- Direction
Repeat the listing that follows, character for character, minus the pictures.

- Available data
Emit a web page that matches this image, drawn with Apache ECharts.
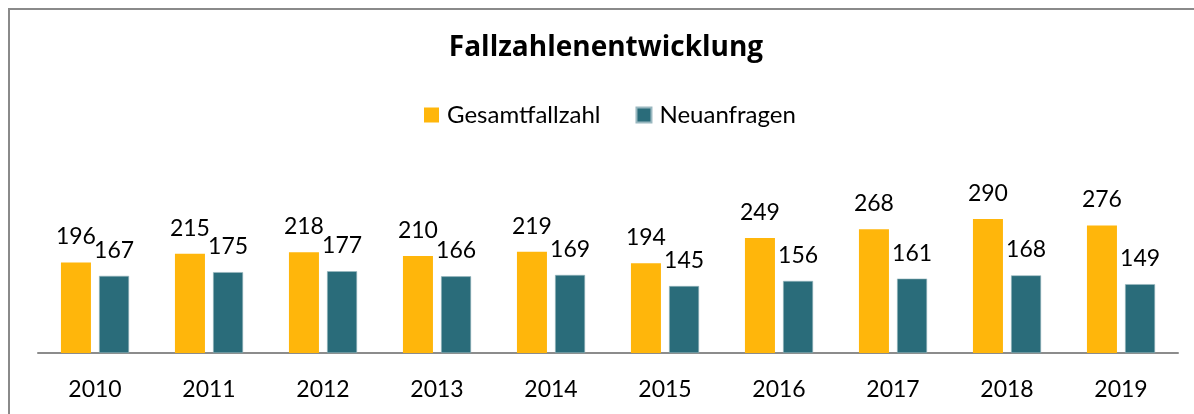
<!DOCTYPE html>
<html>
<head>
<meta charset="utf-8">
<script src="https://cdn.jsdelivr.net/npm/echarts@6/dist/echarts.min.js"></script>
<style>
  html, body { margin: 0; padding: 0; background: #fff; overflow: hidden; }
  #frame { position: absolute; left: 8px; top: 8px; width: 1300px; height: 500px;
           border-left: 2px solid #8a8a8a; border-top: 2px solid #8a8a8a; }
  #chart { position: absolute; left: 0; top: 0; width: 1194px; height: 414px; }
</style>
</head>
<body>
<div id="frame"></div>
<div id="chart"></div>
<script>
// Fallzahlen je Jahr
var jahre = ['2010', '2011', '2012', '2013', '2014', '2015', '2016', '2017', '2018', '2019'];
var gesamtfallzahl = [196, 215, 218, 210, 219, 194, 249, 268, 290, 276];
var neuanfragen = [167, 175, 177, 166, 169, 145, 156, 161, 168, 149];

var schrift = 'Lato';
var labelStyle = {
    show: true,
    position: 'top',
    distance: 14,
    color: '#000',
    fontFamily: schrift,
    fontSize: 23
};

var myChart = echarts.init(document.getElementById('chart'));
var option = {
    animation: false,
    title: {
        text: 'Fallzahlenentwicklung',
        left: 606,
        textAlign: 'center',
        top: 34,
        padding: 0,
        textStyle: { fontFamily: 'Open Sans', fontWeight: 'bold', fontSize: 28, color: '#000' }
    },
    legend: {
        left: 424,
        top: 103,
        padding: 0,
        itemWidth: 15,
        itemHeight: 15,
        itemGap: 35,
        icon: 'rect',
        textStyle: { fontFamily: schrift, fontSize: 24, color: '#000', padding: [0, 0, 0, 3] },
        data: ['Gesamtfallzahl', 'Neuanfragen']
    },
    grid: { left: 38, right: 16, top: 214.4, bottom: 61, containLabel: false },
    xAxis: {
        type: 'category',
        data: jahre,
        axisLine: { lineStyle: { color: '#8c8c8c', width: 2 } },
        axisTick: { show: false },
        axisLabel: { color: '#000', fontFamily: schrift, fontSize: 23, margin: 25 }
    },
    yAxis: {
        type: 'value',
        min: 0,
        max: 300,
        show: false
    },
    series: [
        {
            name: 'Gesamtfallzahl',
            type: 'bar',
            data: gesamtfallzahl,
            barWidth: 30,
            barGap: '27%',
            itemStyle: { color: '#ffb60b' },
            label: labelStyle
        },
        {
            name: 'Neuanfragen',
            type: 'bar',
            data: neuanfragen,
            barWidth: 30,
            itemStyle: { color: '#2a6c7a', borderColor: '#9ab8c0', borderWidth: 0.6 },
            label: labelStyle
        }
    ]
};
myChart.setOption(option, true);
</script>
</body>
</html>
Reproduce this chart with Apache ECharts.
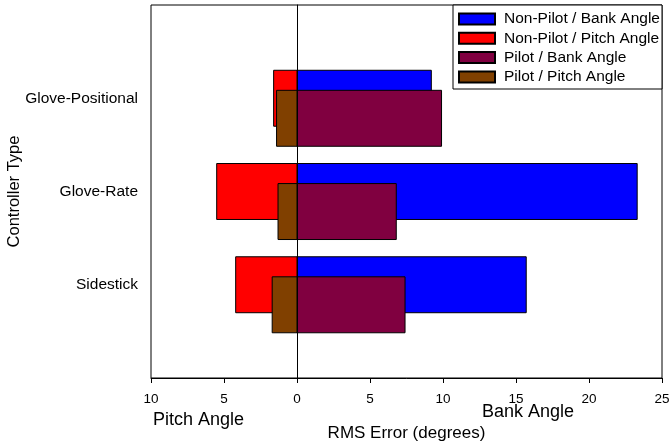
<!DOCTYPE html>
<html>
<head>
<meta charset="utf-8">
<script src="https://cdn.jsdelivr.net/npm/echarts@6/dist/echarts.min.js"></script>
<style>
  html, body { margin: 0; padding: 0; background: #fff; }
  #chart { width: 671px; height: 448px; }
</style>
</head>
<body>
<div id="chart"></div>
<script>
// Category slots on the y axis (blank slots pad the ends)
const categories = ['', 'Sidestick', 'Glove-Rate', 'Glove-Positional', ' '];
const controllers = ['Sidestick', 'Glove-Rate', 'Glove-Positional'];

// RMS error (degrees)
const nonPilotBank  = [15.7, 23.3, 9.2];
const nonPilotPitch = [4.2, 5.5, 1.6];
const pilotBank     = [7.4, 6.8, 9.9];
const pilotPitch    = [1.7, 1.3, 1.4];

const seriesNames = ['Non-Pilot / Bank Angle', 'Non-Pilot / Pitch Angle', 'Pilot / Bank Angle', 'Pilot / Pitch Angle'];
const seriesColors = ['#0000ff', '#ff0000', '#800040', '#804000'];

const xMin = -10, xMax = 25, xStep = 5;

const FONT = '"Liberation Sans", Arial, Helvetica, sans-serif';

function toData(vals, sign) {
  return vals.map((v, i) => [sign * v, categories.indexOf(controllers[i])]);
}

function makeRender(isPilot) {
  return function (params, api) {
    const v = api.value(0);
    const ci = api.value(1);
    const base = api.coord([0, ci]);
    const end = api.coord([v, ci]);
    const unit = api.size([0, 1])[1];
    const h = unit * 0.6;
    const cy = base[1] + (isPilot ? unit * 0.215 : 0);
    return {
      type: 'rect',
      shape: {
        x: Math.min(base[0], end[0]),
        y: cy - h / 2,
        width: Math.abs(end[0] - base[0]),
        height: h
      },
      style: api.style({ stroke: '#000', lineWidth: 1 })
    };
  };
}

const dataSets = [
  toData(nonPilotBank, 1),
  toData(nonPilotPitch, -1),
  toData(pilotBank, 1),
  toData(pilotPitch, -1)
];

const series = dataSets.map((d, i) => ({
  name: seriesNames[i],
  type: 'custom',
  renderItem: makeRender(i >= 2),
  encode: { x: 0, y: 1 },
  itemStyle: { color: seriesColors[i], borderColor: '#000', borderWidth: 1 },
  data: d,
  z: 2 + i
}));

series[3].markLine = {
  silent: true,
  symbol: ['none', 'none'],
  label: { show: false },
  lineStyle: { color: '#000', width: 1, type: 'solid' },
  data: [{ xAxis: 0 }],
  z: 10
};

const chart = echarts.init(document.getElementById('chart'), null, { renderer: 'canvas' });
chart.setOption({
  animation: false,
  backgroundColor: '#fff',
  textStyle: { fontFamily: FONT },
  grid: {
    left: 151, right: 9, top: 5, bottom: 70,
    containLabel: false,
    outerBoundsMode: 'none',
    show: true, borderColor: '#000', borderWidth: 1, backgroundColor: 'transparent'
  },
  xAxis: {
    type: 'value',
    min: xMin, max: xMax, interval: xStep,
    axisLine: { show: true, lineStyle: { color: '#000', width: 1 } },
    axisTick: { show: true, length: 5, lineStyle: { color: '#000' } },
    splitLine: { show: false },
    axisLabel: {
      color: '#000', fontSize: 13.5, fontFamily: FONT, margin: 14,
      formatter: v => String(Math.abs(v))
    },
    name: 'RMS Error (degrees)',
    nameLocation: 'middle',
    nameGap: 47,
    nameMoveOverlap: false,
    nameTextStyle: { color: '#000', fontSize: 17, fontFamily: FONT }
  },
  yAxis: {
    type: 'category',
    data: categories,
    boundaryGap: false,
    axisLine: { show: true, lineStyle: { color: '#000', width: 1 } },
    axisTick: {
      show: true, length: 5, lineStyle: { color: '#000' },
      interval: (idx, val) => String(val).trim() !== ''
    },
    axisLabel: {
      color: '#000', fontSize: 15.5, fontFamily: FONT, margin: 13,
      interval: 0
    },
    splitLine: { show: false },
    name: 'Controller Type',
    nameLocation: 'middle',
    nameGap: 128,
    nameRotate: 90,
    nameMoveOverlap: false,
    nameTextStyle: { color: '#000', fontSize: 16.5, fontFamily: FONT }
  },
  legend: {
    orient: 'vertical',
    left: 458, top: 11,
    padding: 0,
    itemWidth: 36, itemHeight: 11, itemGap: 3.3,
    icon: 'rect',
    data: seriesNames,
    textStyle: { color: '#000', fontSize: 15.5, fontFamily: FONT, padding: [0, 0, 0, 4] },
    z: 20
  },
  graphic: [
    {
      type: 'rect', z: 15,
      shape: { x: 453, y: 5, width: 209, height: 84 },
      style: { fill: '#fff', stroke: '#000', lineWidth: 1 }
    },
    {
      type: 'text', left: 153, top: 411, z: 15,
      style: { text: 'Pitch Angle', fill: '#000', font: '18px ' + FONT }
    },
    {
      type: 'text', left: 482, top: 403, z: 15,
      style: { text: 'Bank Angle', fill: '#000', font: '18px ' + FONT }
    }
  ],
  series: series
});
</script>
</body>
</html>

- Response to this task
Emit a web page that matches this image, drawn with Apache ECharts.
<!DOCTYPE html>
<html>
<head>
<meta charset="utf-8">
<script src="https://cdn.jsdelivr.net/npm/echarts@6/dist/echarts.min.js"></script>
<style>
  html, body { margin: 0; padding: 0; background: #fff; overflow: hidden; }
  #frame { position: absolute; left: 8px; top: 8px; width: 1300px; height: 500px;
           border-left: 2px solid #8a8a8a; border-top: 2px solid #8a8a8a; }
  #chart { position: absolute; left: 0; top: 0; width: 1194px; height: 414px; }
</style>
</head>
<body>
<div id="frame"></div>
<div id="chart"></div>
<script>
// Fallzahlen je Jahr
var jahre = ['2010', '2011', '2012', '2013', '2014', '2015', '2016', '2017', '2018', '2019'];
var gesamtfallzahl = [196, 215, 218, 210, 219, 194, 249, 268, 290, 276];
var neuanfragen = [167, 175, 177, 166, 169, 145, 156, 161, 168, 149];

var schrift = 'Lato';
var labelStyle = {
    show: true,
    position: 'top',
    distance: 14,
    color: '#000',
    fontFamily: schrift,
    fontSize: 23
};

var myChart = echarts.init(document.getElementById('chart'));
var option = {
    animation: false,
    title: {
        text: 'Fallzahlenentwicklung',
        left: 606,
        textAlign: 'center',
        top: 34,
        padding: 0,
        textStyle: { fontFamily: 'Open Sans', fontWeight: 'bold', fontSize: 28, color: '#000' }
    },
    legend: {
        left: 424,
        top: 103,
        padding: 0,
        itemWidth: 15,
        itemHeight: 15,
        itemGap: 35,
        icon: 'rect',
        textStyle: { fontFamily: schrift, fontSize: 24, color: '#000', padding: [0, 0, 0, 3] },
        data: ['Gesamtfallzahl', 'Neuanfragen']
    },
    grid: { left: 38, right: 16, top: 214.4, bottom: 61, containLabel: false },
    xAxis: {
        type: 'category',
        data: jahre,
        axisLine: { lineStyle: { color: '#8c8c8c', width: 2 } },
        axisTick: { show: false },
        axisLabel: { color: '#000', fontFamily: schrift, fontSize: 23, margin: 25 }
    },
    yAxis: {
        type: 'value',
        min: 0,
        max: 300,
        show: false
    },
    series: [
        {
            name: 'Gesamtfallzahl',
            type: 'bar',
            data: gesamtfallzahl,
            barWidth: 30,
            barGap: '27%',
            itemStyle: { color: '#ffb60b' },
            label: labelStyle
        },
        {
            name: 'Neuanfragen',
            type: 'bar',
            data: neuanfragen,
            barWidth: 30,
            itemStyle: { color: '#2a6c7a', borderColor: '#9ab8c0', borderWidth: 0.6 },
            label: labelStyle
        }
    ]
};
myChart.setOption(option, true);
</script>
</body>
</html>
Reproduce this chart with Apache ECharts.
<!DOCTYPE html>
<html>
<head>
<meta charset="utf-8">
<script src="https://cdn.jsdelivr.net/npm/echarts@6/dist/echarts.min.js"></script>
<style>
  html, body { margin: 0; padding: 0; background: #fff; }
  #chart { width: 671px; height: 448px; }
</style>
</head>
<body>
<div id="chart"></div>
<script>
// Category slots on the y axis (blank slots pad the ends)
const categories = ['', 'Sidestick', 'Glove-Rate', 'Glove-Positional', ' '];
const controllers = ['Sidestick', 'Glove-Rate', 'Glove-Positional'];

// RMS error (degrees)
const nonPilotBank  = [15.7, 23.3, 9.2];
const nonPilotPitch = [4.2, 5.5, 1.6];
const pilotBank     = [7.4, 6.8, 9.9];
const pilotPitch    = [1.7, 1.3, 1.4];

const seriesNames = ['Non-Pilot / Bank Angle', 'Non-Pilot / Pitch Angle', 'Pilot / Bank Angle', 'Pilot / Pitch Angle'];
const seriesColors = ['#0000ff', '#ff0000', '#800040', '#804000'];

const xMin = -10, xMax = 25, xStep = 5;

const FONT = '"Liberation Sans", Arial, Helvetica, sans-serif';

function toData(vals, sign) {
  return vals.map((v, i) => [sign * v, categories.indexOf(controllers[i])]);
}

function makeRender(isPilot) {
  return function (params, api) {
    const v = api.value(0);
    const ci = api.value(1);
    const base = api.coord([0, ci]);
    const end = api.coord([v, ci]);
    const unit = api.size([0, 1])[1];
    const h = unit * 0.6;
    const cy = base[1] + (isPilot ? unit * 0.215 : 0);
    return {
      type: 'rect',
      shape: {
        x: Math.min(base[0], end[0]),
        y: cy - h / 2,
        width: Math.abs(end[0] - base[0]),
        height: h
      },
      style: api.style({ stroke: '#000', lineWidth: 1 })
    };
  };
}

const dataSets = [
  toData(nonPilotBank, 1),
  toData(nonPilotPitch, -1),
  toData(pilotBank, 1),
  toData(pilotPitch, -1)
];

const series = dataSets.map((d, i) => ({
  name: seriesNames[i],
  type: 'custom',
  renderItem: makeRender(i >= 2),
  encode: { x: 0, y: 1 },
  itemStyle: { color: seriesColors[i], borderColor: '#000', borderWidth: 1 },
  data: d,
  z: 2 + i
}));

series[3].markLine = {
  silent: true,
  symbol: ['none', 'none'],
  label: { show: false },
  lineStyle: { color: '#000', width: 1, type: 'solid' },
  data: [{ xAxis: 0 }],
  z: 10
};

const chart = echarts.init(document.getElementById('chart'), null, { renderer: 'canvas' });
chart.setOption({
  animation: false,
  backgroundColor: '#fff',
  textStyle: { fontFamily: FONT },
  grid: {
    left: 151, right: 9, top: 5, bottom: 70,
    containLabel: false,
    outerBoundsMode: 'none',
    show: true, borderColor: '#000', borderWidth: 1, backgroundColor: 'transparent'
  },
  xAxis: {
    type: 'value',
    min: xMin, max: xMax, interval: xStep,
    axisLine: { show: true, lineStyle: { color: '#000', width: 1 } },
    axisTick: { show: true, length: 5, lineStyle: { color: '#000' } },
    splitLine: { show: false },
    axisLabel: {
      color: '#000', fontSize: 13.5, fontFamily: FONT, margin: 14,
      formatter: v => String(Math.abs(v))
    },
    name: 'RMS Error (degrees)',
    nameLocation: 'middle',
    nameGap: 47,
    nameMoveOverlap: false,
    nameTextStyle: { color: '#000', fontSize: 17, fontFamily: FONT }
  },
  yAxis: {
    type: 'category',
    data: categories,
    boundaryGap: false,
    axisLine: { show: true, lineStyle: { color: '#000', width: 1 } },
    axisTick: {
      show: true, length: 5, lineStyle: { color: '#000' },
      interval: (idx, val) => String(val).trim() !== ''
    },
    axisLabel: {
      color: '#000', fontSize: 15.5, fontFamily: FONT, margin: 13,
      interval: 0
    },
    splitLine: { show: false },
    name: 'Controller Type',
    nameLocation: 'middle',
    nameGap: 128,
    nameRotate: 90,
    nameMoveOverlap: false,
    nameTextStyle: { color: '#000', fontSize: 16.5, fontFamily: FONT }
  },
  legend: {
    orient: 'vertical',
    left: 458, top: 11,
    padding: 0,
    itemWidth: 36, itemHeight: 11, itemGap: 3.3,
    icon: 'rect',
    data: seriesNames,
    textStyle: { color: '#000', fontSize: 15.5, fontFamily: FONT, padding: [0, 0, 0, 4] },
    z: 20
  },
  graphic: [
    {
      type: 'rect', z: 15,
      shape: { x: 453, y: 5, width: 209, height: 84 },
      style: { fill: '#fff', stroke: '#000', lineWidth: 1 }
    },
    {
      type: 'text', left: 153, top: 411, z: 15,
      style: { text: 'Pitch Angle', fill: '#000', font: '18px ' + FONT }
    },
    {
      type: 'text', left: 482, top: 403, z: 15,
      style: { text: 'Bank Angle', fill: '#000', font: '18px ' + FONT }
    }
  ],
  series: series
});
</script>
</body>
</html>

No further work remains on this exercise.